Comida cara X safras recordes: especialistas explicam absurdo

Comida cara X safras recordes: especialistas explicam absurdo

Geral CTB Geral 16/05/2025

O IBGE divulgou, nesta quinta  (15), uma previsão para a safra brasileira neste ano. A estimativa de produção tende a ser ainda maior do que o instituto pensava, atingindo 328,4 milhões de toneladas. É 12,2% maior que a safra efetivamente colhida em 2024, de 292,7 milhões. “Em 2024, tivemos uma série de problemas climáticos afetando as principais lavouras do Brasil. Em 2025, temos uma safra de recuperação, com o clima muito melhor para o desenvolvimento das lavouras”, afirmou Carlos Guedes, gerente de agricultura do IBGE.

Estranhamente, essa recuperação não se converteu em redução de preço de alimentos, até agora. Pelo IBGE, em abril, a alta acumulada em 12 meses dos itens de comida e bebida chegou a 7,81%, a mais alta desde fevereiro de 2023. Durante o governo Lula (PT), a inflação dos alimentos caiu em 2023, fechando em 1,03%, mais que dez vezes menos do que os 11,64% de alta registrados em 2022, último ano do governo Bolsonaro (PL).

Mas, a partir do final de 2023, a inflação dos alimentos no Brasil mantém uma tendência de alta. E nem a safra recorde já parcialmente colhida nos primeiros meses deste ano ajudou a reduzir a pressão sobre o custo da comida.

MOTIVOS

Para muitos especialistas, a primeira explicação é que, apesar de colher uma safra recorde de grãos, o Brasil não colhe safra recorde de comida nem uma quantidade recorde de produtos para abastecimento interno. A soja é o maior exemplo disso. Metade do que vamos produzir em 2025 será soja, segundo o IBGE. Serão 164,2 milhões de toneladas do grão do total de 328,4 milhões. 

Ela não faz parte da dieta tradicional brasileira e, por isso, cerca de 65% dos grãos colhidos são exportados (70% são destinados à China). A produção de milho representa outros 39% da produção nacional e vai bem. Devem ser colhidos 128,2 milhões de toneladas do grãos. Parte disso também será exportado, ou seja, não vai se reverter totalmente em redução de preço do milho no Brasil.

COMMODITIES x ALIMENTOS

Outro problema é a relação entre commodities (produtos produzidos para venda no exterior) e alimentos. “É preciso fazer uma distinção entre produção de commodities e produção de alimentos. Elas têm comportamentos bem distintos no que diz respeito ao atendimento de necessidades econômicas e sociais. Nos últimos anos, estruturalmente, o Brasil vem produzindo cada vez menos alimentos e cada vez mais commodities. Por isso, apesar dos resultados recordes de produção, a inflação de alimentos tem sido cada vez mais severa”, diz Paulo Petersen, agrônomo e membro do núcleo executivo da Articulação Nacional de Agroecologia (ANA). 

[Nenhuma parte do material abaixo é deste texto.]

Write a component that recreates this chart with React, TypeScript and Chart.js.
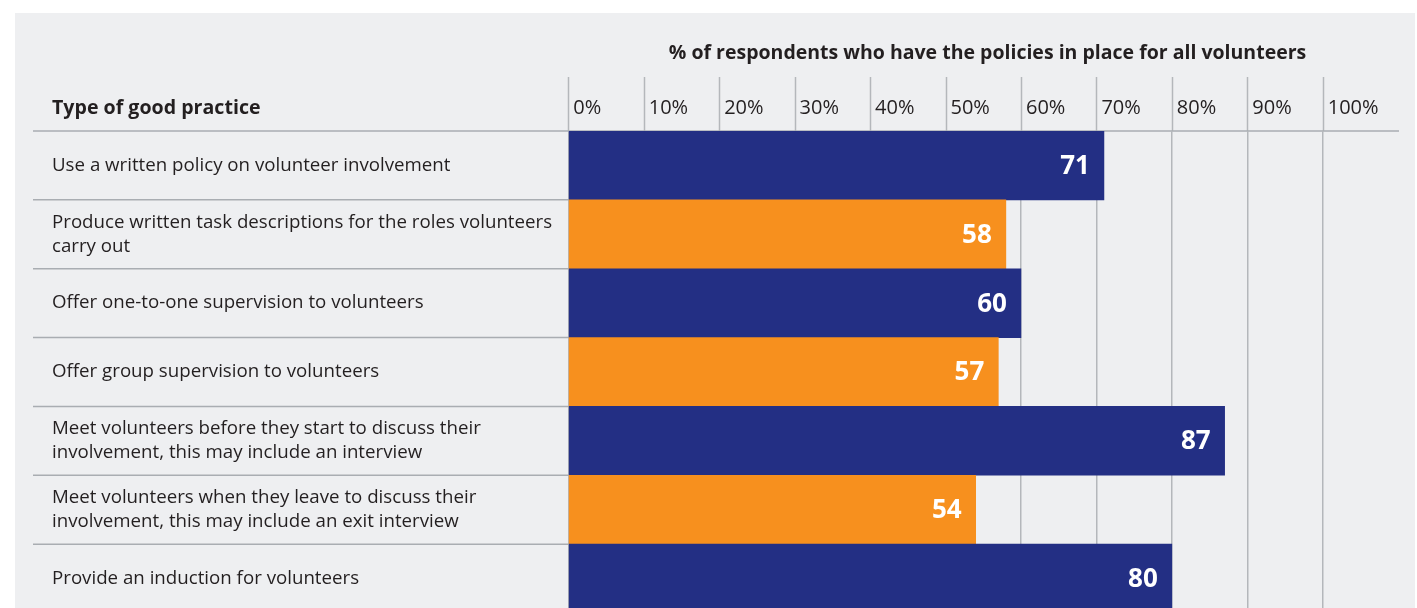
import React, { useEffect, useRef } from "react";
import { Chart, registerables } from "chart.js";

Chart.register(...registerables);

const categories: string[][] = [
  ["Use a written policy on volunteer involvement"],
  ["Produce written task descriptions for the roles volunteers", "carry out"],
  ["Offer one-to-one supervision to volunteers"],
  ["Offer group supervision to volunteers"],
  ["Meet volunteers before they start to discuss their", "involvement, this may include an interview"],
  ["Meet volunteers when they leave to discuss their", "involvement, this may include an exit interview"],
  ["Provide an induction for volunteers"],
];
const values = [71, 58, 60, 57, 87, 54, 80];
const barColors = ["#232f84", "#f7901e", "#232f84", "#f7901e", "#232f84", "#f7901e", "#232f84"];
const tickValues = [0, 10, 20, 30, 40, 50, 60, 70, 80, 90, 100];
const tickLabels = tickValues.map((v) => `${v}%`);
const chartTitle = "% of respondents who have the policies in place for all volunteers";
const columnHeader = "Type of good practice";

const FONT = "'Open Sans', 'Noto Sans', sans-serif";
const TEXT = "#231f20";
const LINE = "#a9adb2";

const decorPlugin = {
  id: "decor",
  beforeDraw(chart: any) {
    const { ctx, width, height, chartArea } = chart;
    ctx.save();
    ctx.fillStyle = "#ffffff";
    ctx.fillRect(0, 0, width, height);
    ctx.fillStyle = "#eeeff1";
    ctx.fillRect(15, 13, 1400, height - 13);

    const xs = chart.scales.x;
    const ys = chart.scales.y;
    // extended vertical grid lines into header
    ctx.strokeStyle = "#b4b7bb";
    ctx.lineWidth = 1.5;
    tickValues.forEach((v) => {
      const px = Math.round(xs.getPixelForValue(v)) + 0.5;
      ctx.beginPath();
      ctx.moveTo(px, 77);
      ctx.lineTo(px, chartArea.top);
      ctx.stroke();
    });
    // header line
    ctx.strokeStyle = LINE;
    ctx.lineWidth = 1.5;
    ctx.beginPath();
    ctx.moveTo(33, chartArea.top);
    ctx.lineTo(1399, chartArea.top);
    ctx.stroke();
    // row separators in label column
    for (let i = 0; i < categories.length - 1; i++) {
      const y = (ys.getPixelForValue(i) + ys.getPixelForValue(i + 1)) / 2;
      ctx.beginPath();
      ctx.moveTo(33, y);
      ctx.lineTo(chartArea.left, y);
      ctx.stroke();
    }
    // tick labels
    ctx.fillStyle = TEXT;
    ctx.font = `20px ${FONT}`;
    ctx.textAlign = "left";
    ctx.textBaseline = "middle";
    tickValues.forEach((v, i) => {
      ctx.fillText(tickLabels[i], xs.getPixelForValue(v) + 5, 108);
    });
    // title and column header
    ctx.font = `bold 19.5px ${FONT}`;
    ctx.textAlign = "center";
    ctx.fillText(chartTitle, 987.5, 53);
    ctx.textAlign = "left";
    ctx.font = `bold 19.6px ${FONT}`;
    ctx.fillText(columnHeader, 52, 108);
    // category labels
    ctx.font = `18.7px ${FONT}`;
    categories.forEach((lines, i) => {
      const cy = ys.getPixelForValue(i);
      const lh = 24;
      const start = cy - ((lines.length - 1) * lh) / 2;
      lines.forEach((ln, j) => ctx.fillText(ln, 52, start + j * lh));
    });
    ctx.restore();
  },
  afterDatasetsDraw(chart: any) {
    const { ctx } = chart;
    const meta = chart.getDatasetMeta(0);
    ctx.save();
    ctx.fillStyle = "#ffffff";
    ctx.font = `bold 26px ${FONT}`;
    ctx.textAlign = "right";
    ctx.textBaseline = "middle";
    meta.data.forEach((bar: any, i: number) => {
      ctx.fillText(String(values[i]), bar.x - 14, bar.y + 1);
    });
    ctx.restore();
  },
};

export default function App() {
  const ref = useRef<HTMLCanvasElement | null>(null);
  useEffect(() => {
    if (!ref.current) return;
    const chart = new Chart(ref.current, {
      type: "bar",
      data: {
        labels: categories.map((c) => c.join(" ")),
        datasets: [
          {
            data: values,
            backgroundColor: barColors,
            borderWidth: 0,
            categoryPercentage: 1,
            barPercentage: 1,
          },
        ],
      },
      options: {
        indexAxis: "y",
        animation: false,
        responsive: false,
        devicePixelRatio: 1,
        layout: { padding: { left: 568.3, right: 94.3, top: 131, bottom: 0 } },
        plugins: { legend: { display: false }, tooltip: { enabled: false }, title: { display: false } },
        scales: {
          x: {
            position: "top",
            min: 0,
            max: 100,
            afterBuildTicks: (scale: any) => {
              scale.ticks = tickValues.map((v) => ({ value: v }));
            },
            ticks: { display: false },
            grid: { color: "#b4b7bb", lineWidth: 1.5, drawTicks: false },
            border: { display: false },
          },
          y: { display: false },
        },
      },
      plugins: [decorPlugin],
    });
    return () => chart.destroy();
  }, []);
  return (
    <div style={{ position: "fixed", left: 0, top: 0, width: 1417, height: 608, overflow: "hidden", background: "#fff" }}>
      <canvas ref={ref} width={1417} height={613} style={{ width: 1417, height: 613, display: "block" }} />
    </div>
  );
}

Segundo José Giacomo Baccarin, professor de economia e política agrícola da Universidade Estadual de São Paulo (Unesp) e diretor do Instituto Fome Zero (IFZ), vai na mesma linha. “A causa básica do aumento dos produtos alimentícios é que passamos a exportar muito, especialmente neste século. É preciso direcionar a produção para que ela não seja tão voltada ao mercado externo. Precisamos ter alguma capacidade de arbitrar publicamente entre o abastecimento do mercado interno e a exportação. Hoje, quem faz essa arbitragem é a iniciativa privada, por grupos econômicos”, afirma.

Baccarin cita o exemplo da carne para mostrar como o foco na exportação pode ter efeitos nocivos. O produto subiu 20,8% durante 2024. Isso porque os frigoríficos bateram recordes de exportação no ano, aumentando em 30% suas vendas ao exterior.

RISCOS

Carolina Bueno, economista e pesquisadora na Universidade Estadual de Campinas (Unicamp) e na Universidade da Califórnia, diz que a agricultura voltada à exportação cria riscos para o país, especialmente quanto à sua segurança alimentar. “Isso reduz a diversidade de alimentos disponíveis internamente e deixa o país vulnerável a oscilações de mercado e eventos climáticos extremos”, pondera. Outro problema, segundo ela é o efeito disso sobre meio ambiente. “Esse modelo, altamente dependente de monoculturas, está associado a pressões sobre biomas como o Cerrado e a Amazônia, intensificação do uso de agrotóxicos e degradação de solos”, diz.